Making Beautiful Music by Nora Minturn Stilwell

Teaching kids the importance of tolerance can be a little tricky. We are all so different and embracing our differences will allow all of us to appreciate each other. Norma Minturn Stilwell does a wonderful job of teaching kids how to get along.



Title:Making Beautiful Music
Author:Norma Minturn Stilwell
Publisher:Peppertree Press
ISBN:978-1-936343-92-8


The orchestra is preparing for the Presidential Ball. Everyone is tuning up so the dress rehearsal can go on without a hitch. When the conductor raises his baton and the lights go dim, he bass and the cello begin to fight. The violin and viola take sides. The English horn and oboe made faces at the flute. The clarinet and piccolo don't give a toot. It wasn't until the bass drum boomed, that everyone got quiet. The conductor asked everyone to put their differences aside. Each instrument is no better than the other. The conductor calmly states that if the instruments can't get along then there will be no harmony. Will the instruments ever come to an understanding? You'll have to buy the book to see.

Making Beautiful Music is the second of the “Let's Get Along” series of books produced by Poet Norma Minturn Stilwell.
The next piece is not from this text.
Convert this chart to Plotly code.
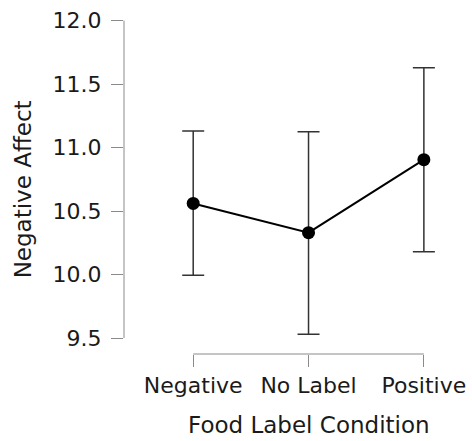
import plotly.graph_objects as go

categories = ["Negative", "No Label", "Positive"]
means = [10.56, 10.33, 10.905]
ci_upper = [11.13, 11.125, 11.63]
ci_lower = [9.995, 9.53, 10.18]
y_ticks = [9.5, 10.0, 10.5, 11.0, 11.5, 12.0]
y_tick_labels = ["9.5", "10.0", "10.5", "11.0", "11.5", "12.0"]

err_plus = [u - m for u, m in zip(ci_upper, means)]
err_minus = [m - l for m, l in zip(means, ci_lower)]

FONT = "DejaVu Sans"
AX = "#8a8a8a"
TXT = "#1a1a1a"

fig = go.Figure()
fig.add_trace(go.Scatter(
    x=categories, y=means, mode="lines+markers",
    line=dict(color="black", width=2),
    marker=dict(color="black", size=13),
    error_y=dict(type="data", symmetric=False, array=err_plus, arrayminus=err_minus,
                 color="#333333", thickness=1.5, width=11),
    showlegend=False, cliponaxis=False,
))

# offset axis lines (JASP style)
fig.add_shape(type="line", xref="paper", yref="y", x0=0, x1=0,
              y0=y_ticks[0], y1=y_ticks[-1], line=dict(color=AX, width=1))
fig.add_shape(type="line", xref="x", yref="paper", x0=categories[0], x1=categories[-1],
              y0=0, y1=0, line=dict(color=AX, width=1))

fig.update_layout(
    width=472, height=441,
    margin=dict(l=124, r=2, t=18, b=87),
    plot_bgcolor="white", paper_bgcolor="white",
    font=dict(family=FONT, size=22, color=TXT),
    xaxis=dict(type="category", range=[-0.6, 2.4], showline=False, showgrid=False,
               zeroline=False, ticks="outside", ticklen=12, tickcolor=AX, tickwidth=1,
               tickfont=dict(size=22, family=FONT, color=TXT)),
    yaxis=dict(range=[9.374, 12.021], showline=False, showgrid=False, zeroline=False,
               tickmode="array", tickvals=y_ticks, ticktext=y_tick_labels,
               ticks="outside", ticklen=12, tickcolor=AX, tickwidth=1,
               ticklabelstandoff=5,
               tickfont=dict(size=22, family=FONT, color=TXT)),
    annotations=[
        dict(text="Food Label Condition", xref="paper", yref="paper",
             x=0.5333, y=0, yshift=-71, showarrow=False, yanchor="middle",
             font=dict(size=23, family=FONT, color=TXT)),
        dict(text="Negative Affect", xref="paper", yref="paper",
             x=0, xshift=-101, y=0.49, showarrow=False, textangle=-90,
             xanchor="center", yanchor="middle",
             font=dict(size=23, family=FONT, color=TXT)),
    ],
)

fig.write_html("out.html")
Her first book “A Thought for Thanksgiving” conveys a message of looking beyond our judgments of those with differences, wrapped up in the classic tale of the first Thanksgiving. Both books lean towards tolerance. These books will teach young readers how to accept and appreciate how we are all different but yet how all of us can still work and live together in unity.
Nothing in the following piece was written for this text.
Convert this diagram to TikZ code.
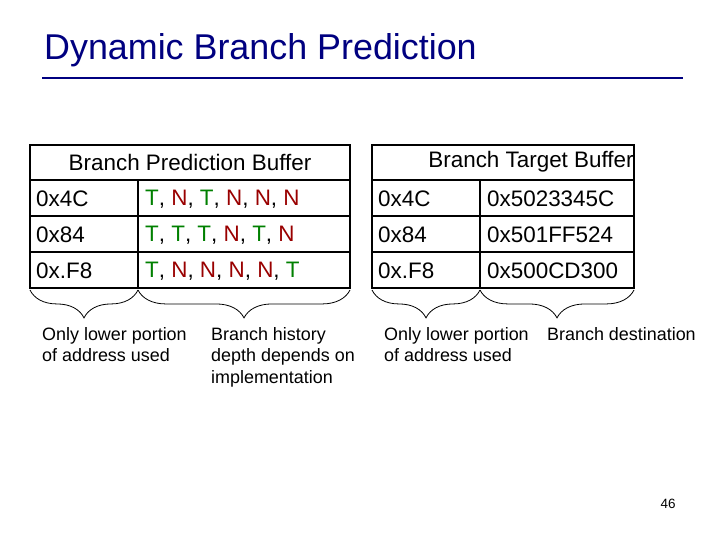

The large and bold pictures and easy rhyming verse make for a good start up book for young readers. The simplistic illustrations make it easy for any beginning reader to comprehend the emotion of each instrument. This wonderful book was dedicated to Mattie J.T. Stepanik. Mattie was a young poet with muscular dystrophy who died at the tender age of 13. His book “Heart Song” was a New York Times bestseller. His message of peace will continue on within all of these books.

Stilwell was born in Albany, N.Y., and was raised in Rutherford, N.J. After attending St. Elizabeth's College in convent Station, N.J., and the Universitaria per Stranieri in Florence, Italy, she was an administrative assistant for Tamblyn and Brown, which raised funds to build a facility for Seton Hall University's School of Medicine and Dentistry. She also perfomred administrative work for the Central Intelligence Agency in Washington, D.C. A mother of four children and grandmother of 10, Stilwell and her husband James relocated from Ocean City, N.J., to Sarasota, FL, in 2001 where she continues to write poetry, create low-fire ceramics and enjoy gardening and the arts.